PROBLEM REQUIREMENTS: Look below for the line with "Reproduce this chart with D3.js." and the line with "var barW = xScale(0.238) - xScale(0);"; repeat exactly those two lines and all lines between them, but no pictures.

---*---

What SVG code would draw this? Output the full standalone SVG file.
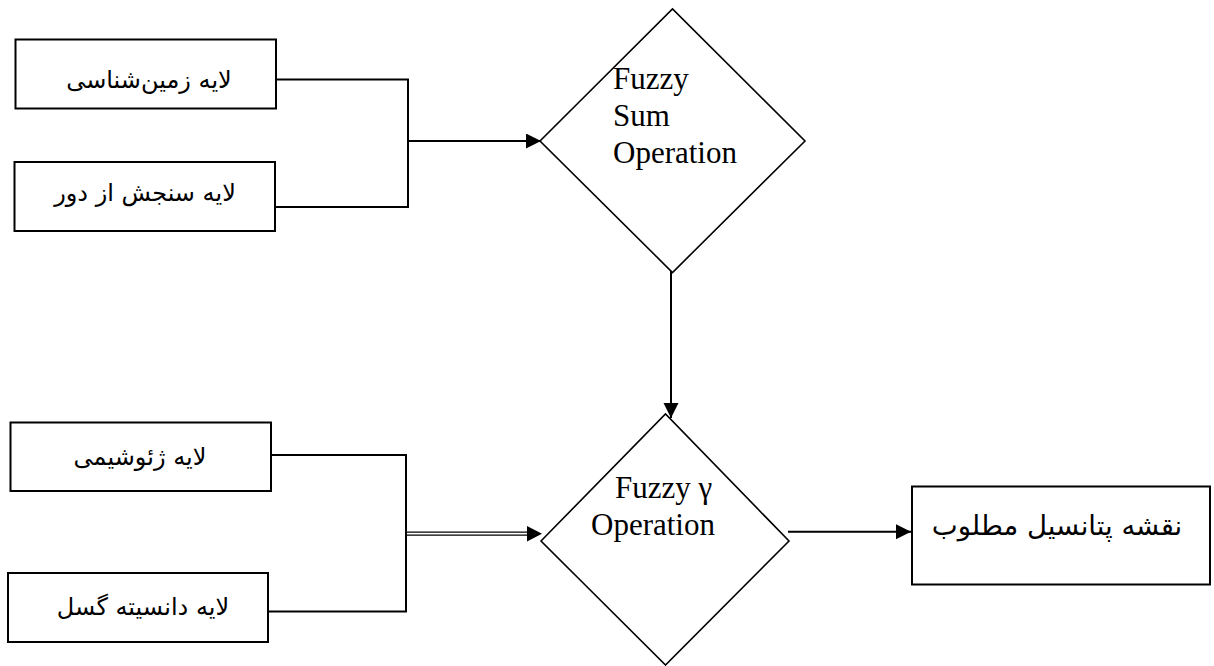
<svg xmlns="http://www.w3.org/2000/svg" width="1214" height="666" viewBox="0 0 1214 666">
  <style>
    .box { fill: #ffffff; stroke: #000000; stroke-width: 2; }
    .dia { fill: #ffffff; stroke: #000000; stroke-width: 1.6; }
    .wire { fill: none; stroke: #000000; stroke-width: 2; }
    .thin { fill: none; stroke: #000000; stroke-width: 1.2; }
    .fa { font-family: "DejaVu Sans", "Noto Sans", sans-serif; font-size: 24px; fill: #000000; text-anchor: middle; direction: rtl; }
    .fa-big { font-size: 27.5px; }
    .en { font-family: "Liberation Serif", "Times New Roman", serif; font-size: 31px; fill: #000000; }
  </style>
  <defs>
    <marker id="arrow" markerUnits="userSpaceOnUse" markerWidth="16" markerHeight="16" refX="15" refY="7.5" orient="auto">
      <path d="M0,0 L15,7.5 L0,15 Z" fill="#000000"/>
    </marker>
  </defs>

  <rect width="1214" height="666" fill="#ffffff"/>

  <!-- connectors -->
  <g id="connectors">
    <path class="wire" d="M276,79.5 H408 V207 H275"/>
    <path class="wire" d="M408,141 H541" marker-end="url(#arrow)"/>
    <path class="wire" d="M271,455 H406 V611.5 H268"/>
    <line class="thin" x1="406" y1="532.2" x2="530" y2="532.2"/>
    <line class="thin" x1="406" y1="535.2" x2="530" y2="535.2"/>
    <path d="M527,526 L542,533.7 L527,541.4 Z" fill="#000000"/>
    <path class="wire" d="M671,265 V418" marker-end="url(#arrow)"/>
    <path class="wire" d="M788,531.7 H911" marker-end="url(#arrow)"/>
  </g>

  <!-- input layers -->
  <g id="geology">
    <rect class="box" x="15.5" y="39.5" width="260.5" height="69"/>
    <text class="fa" x="149" y="88">لایه زمین‌شناسی</text>
  </g>
  <g id="remote-sensing">
    <rect class="box" x="14.5" y="162" width="260.5" height="69"/>
    <text class="fa" x="145" y="201">لایه سنجش از دور</text>
  </g>
  <g id="geochemistry">
    <rect class="box" x="10.5" y="422.5" width="260.5" height="68.5"/>
    <text class="fa" x="140" y="465">لایه ژئوشیمی</text>
  </g>
  <g id="fault-density">
    <rect class="box" x="8" y="573" width="260" height="69"/>
    <text class="fa" x="143" y="615">لایه دانسیته گسل</text>
  </g>

  <!-- operators -->
  <g id="fuzzy-sum">
    <polygon class="dia" points="540,141 672.5,9 805,141 672.5,272.5"/>
    <text class="en" x="613" y="89">Fuzzy</text>
    <text class="en" x="613" y="126">Sum</text>
    <text class="en" x="613" y="163">Operation</text>
  </g>
  <g id="fuzzy-gamma">
    <polygon class="dia" points="541,541 665.5,414 789,541 665.5,665"/>
    <text class="en" x="615" y="498">Fuzzy γ</text>
    <text class="en" x="591" y="535">Operation</text>
  </g>

  <!-- result -->
  <g id="potential-map">
    <rect class="box" x="912" y="486.5" width="298" height="98"/>
    <text class="fa fa-big" x="1057" y="535">نقشه پتانسیل مطلوب</text>
  </g>
</svg>
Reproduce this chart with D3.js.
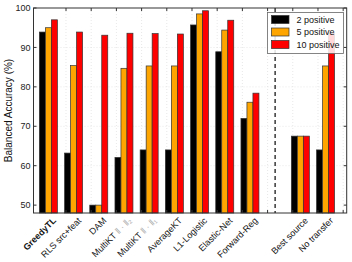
<!DOCTYPE html>
<html>
<head>
<meta charset="utf-8">
<script src="https://cdn.jsdelivr.net/npm/d3@7"></script>
<style>
body { margin: 0; background: #fff; }
text { font-family: "Liberation Sans", Arial, sans-serif; }
</style>
</head>
<body>
<svg id="chart" width="352" height="262"></svg>
<script>
var methods = ["GreedyTL", "RLS src+feat", "DAM", "MultiKT", "MultiKT", "AverageKT",
               "L1-Logistic", "Elastic-Net", "Forward-Reg", "Best source", "No transfer"];
var normSuffix = ["", "", "", "\u2016 \u00b7 \u2016\u2082", "\u2016 \u00b7 \u2016\u2081", "", "", "", "", "", ""];
var slots = [0, 1, 2, 3, 4, 5, 6, 7, 8, 10, 11];
var seriesNames = ["2 positive", "5 positive", "10 positive"];
var seriesColors = ["#000000", "#ffa500", "#ff0000"];
var pos2 = [93.9, 63.2, 50.0, 62.1, 64.0, 64.0, 95.7, 88.9, 72.0, 67.5, 64.0];
var pos5 = [95.0, 85.4, 50.0, 84.7, 85.3, 85.3, 98.5, 94.4, 76.1, 67.5, 85.3];
var pos10 = [97.0, 93.9, 93.1, 93.6, 93.5, 93.4, 99.3, 96.9, 78.4, 67.5, 93.6];
var yTicks = [50, 60, 70, 80, 90, 100];
var separatorSlot = 9;

var series = [pos2, pos5, pos10];
var plotL = 33.5, plotR = 346.7, plotT = 8, plotB = 213;

var svg = d3.select("#chart");

var xScale = d3.scaleLinear()
	.domain([-0.59, 11.84])
	.range([plotL, plotR]);

var yScale = d3.scaleLinear()
	.domain([48, 100])
	.range([plotB, plotT]);

var barW = xScale(0.238) - xScale(0);

// grid
var gridX = d3.range(0, 12).map(function(i) { return i + 0.7; });
svg.selectAll(".vgrid")
	.data(gridX)
	.enter().append("line")
		.attr("x1", function(d) { return xScale(d); })
		.attr("x2", function(d) { return xScale(d); })
		.attr("y1", plotT)
		.attr("y2", plotB)
		.attr("stroke", "#d8d8d8")
		.attr("stroke-width", 0.6)
		.attr("stroke-dasharray", "1,2");

svg.selectAll(".hgrid")
	.data(yTicks.slice(1, -1))
	.enter().append("line")
		.attr("x1", plotL)
		.attr("x2", plotR)
		.attr("y1", function(d) { return yScale(d); })
		.attr("y2", function(d) { return yScale(d); })
		.attr("stroke", "#d8d8d8")
		.attr("stroke-width", 0.6)
		.attr("stroke-dasharray", "1,2");

// bars
series.forEach(function(vals, s) {
	svg.selectAll(".bar" + s)
		.data(vals)
		.enter().append("rect")
			.attr("x", function(d, i) { return xScale(slots[i]) + (s - 1.5) * barW; })
			.attr("y", function(d) { return yScale(d); })
			.attr("width", barW)
			.attr("height", function(d) { return plotB - yScale(d); })
			.attr("fill", seriesColors[s])
			.attr("stroke", "#333")
			.attr("stroke-width", 0.7);
});

// separator
svg.append("line")
	.attr("x1", xScale(separatorSlot))
	.attr("x2", xScale(separatorSlot))
	.attr("y1", plotT)
	.attr("y2", plotB)
	.attr("stroke", "#444")
	.attr("stroke-width", 1.6)
	.attr("stroke-dasharray", "4,3");

// box
svg.append("rect")
	.attr("x", plotL)
	.attr("y", plotT)
	.attr("width", plotR - plotL)
	.attr("height", plotB - plotT)
	.attr("fill", "none")
	.attr("stroke", "#333")
	.attr("stroke-width", 1);

// y ticks
yTicks.forEach(function(t) {
	svg.append("line").attr("x1", plotL).attr("x2", plotL + 3)
		.attr("y1", yScale(t)).attr("y2", yScale(t)).attr("stroke", "#333");
	svg.append("line").attr("x1", plotR).attr("x2", plotR - 3)
		.attr("y1", yScale(t)).attr("y2", yScale(t)).attr("stroke", "#333");
	svg.append("text")
		.attr("x", plotL - 3)
		.attr("y", yScale(t))
		.attr("dy", "0.35em")
		.attr("text-anchor", "end")
		.attr("font-size", 9)
		.attr("fill", "#222")
		.text(t);
});

gridX.forEach(function(t) {
	svg.append("line").attr("x1", xScale(t)).attr("x2", xScale(t))
		.attr("y1", plotT).attr("y2", plotT + 3).attr("stroke", "#333");
	svg.append("line").attr("x1", xScale(t)).attr("x2", xScale(t))
		.attr("y1", plotB).attr("y2", plotB - 3).attr("stroke", "#333");
});

// x labels
var labels = svg.selectAll(".xlabel")
	.data(methods)
	.enter().append("text")
		.attr("transform", function(d, i) {
			return "translate(" + (xScale(slots[i]) + 6) + "," + 219 + ") rotate(-45)";
		})
		.attr("text-anchor", "end")
		.attr("dy", "0.35em")
		.attr("font-size", 9)
		.attr("font-weight", function(d, i) { return i === 0 ? "bold" : "normal"; })
		.attr("fill", "#111");

labels.append("tspan").text(function(d, i) { return normSuffix[i] ? d + " " : d; });
labels.append("tspan")
	.attr("fill", "#aaa")
	.text(function(d, i) { return normSuffix[i]; });

// y label
svg.append("text")
	.attr("transform", "translate(8.5," + ((plotT + plotB) / 2) + ") rotate(-90)")
	.attr("text-anchor", "middle")
	.attr("dy", "0.35em")
	.attr("font-size", 10)
	.attr("fill", "#111")
	.text("Balanced Accuracy (%)");

// legend
var lg = svg.append("g").attr("transform", "translate(267.5,12.5)");
lg.append("rect")
	.attr("width", 76)
	.attr("height", 41)
	.attr("fill", "#fff")
	.attr("fill-opacity", 0.85)
	.attr("stroke", "#666")
	.attr("stroke-width", 0.8);

lg.selectAll(".lbox")
	.data(seriesNames)
	.enter().append("rect")
		.attr("x", 4)
		.attr("y", function(d, i) { return 3 + i * 12.5; })
		.attr("width", 17.5)
		.attr("height", 8)
		.attr("fill", function(d, i) { return seriesColors[i]; })
		.attr("stroke", "#333")
		.attr("stroke-width", 0.7);

lg.selectAll(".ltext")
	.data(seriesNames)
	.enter().append("text")
		.attr("x", 29)
		.attr("y", function(d, i) { return 7 + i * 12.5; })
		.attr("dy", "0.35em")
		.attr("font-size", 9)
		.attr("fill", "#111")
		.text(function(d) { return d; });
</script>
</body>
</html>
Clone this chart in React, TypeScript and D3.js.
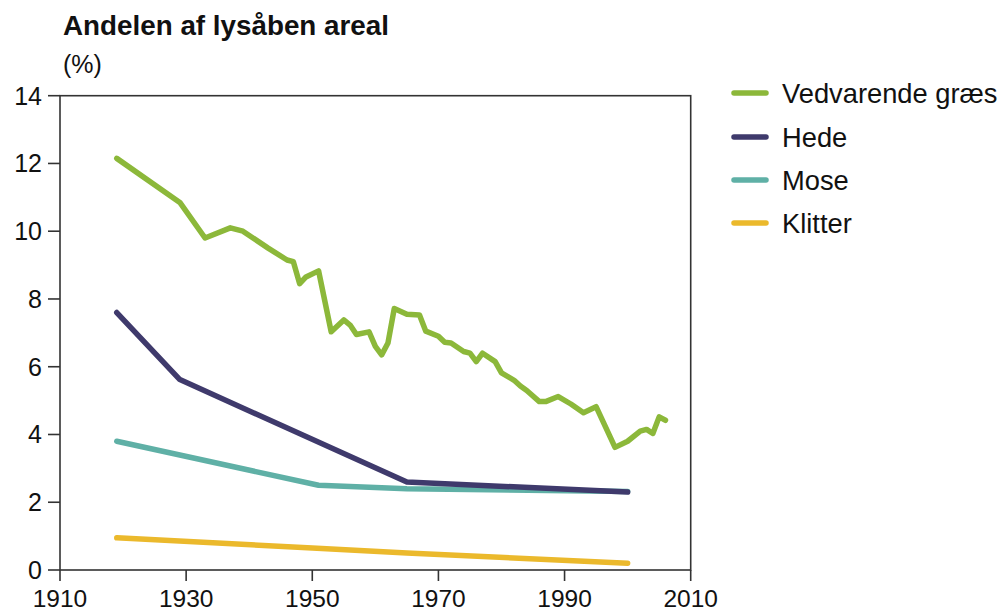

---*---

RESPONSE TO THE EXERCISE:
Reproduce this chart with D3.js.
<!DOCTYPE html>
<html>
<head>
<meta charset="utf-8">
<script src="https://cdn.jsdelivr.net/npm/d3@7"></script>
<style>
body { margin: 0; background: #fff; }
text { font-family: "Liberation Sans", Arial, sans-serif; }
</style>
</head>
<body>
<svg id="chart" width="352" height="262"></svg>
<script>
var methods = ["GreedyTL", "RLS src+feat", "DAM", "MultiKT", "MultiKT", "AverageKT",
               "L1-Logistic", "Elastic-Net", "Forward-Reg", "Best source", "No transfer"];
var normSuffix = ["", "", "", "\u2016 \u00b7 \u2016\u2082", "\u2016 \u00b7 \u2016\u2081", "", "", "", "", "", ""];
var slots = [0, 1, 2, 3, 4, 5, 6, 7, 8, 10, 11];
var seriesNames = ["2 positive", "5 positive", "10 positive"];
var seriesColors = ["#000000", "#ffa500", "#ff0000"];
var pos2 = [93.9, 63.2, 50.0, 62.1, 64.0, 64.0, 95.7, 88.9, 72.0, 67.5, 64.0];
var pos5 = [95.0, 85.4, 50.0, 84.7, 85.3, 85.3, 98.5, 94.4, 76.1, 67.5, 85.3];
var pos10 = [97.0, 93.9, 93.1, 93.6, 93.5, 93.4, 99.3, 96.9, 78.4, 67.5, 93.6];
var yTicks = [50, 60, 70, 80, 90, 100];
var separatorSlot = 9;

var series = [pos2, pos5, pos10];
var plotL = 33.5, plotR = 346.7, plotT = 8, plotB = 213;

var svg = d3.select("#chart");

var xScale = d3.scaleLinear()
	.domain([-0.59, 11.84])
	.range([plotL, plotR]);

var yScale = d3.scaleLinear()
	.domain([48, 100])
	.range([plotB, plotT]);

var barW = xScale(0.238) - xScale(0);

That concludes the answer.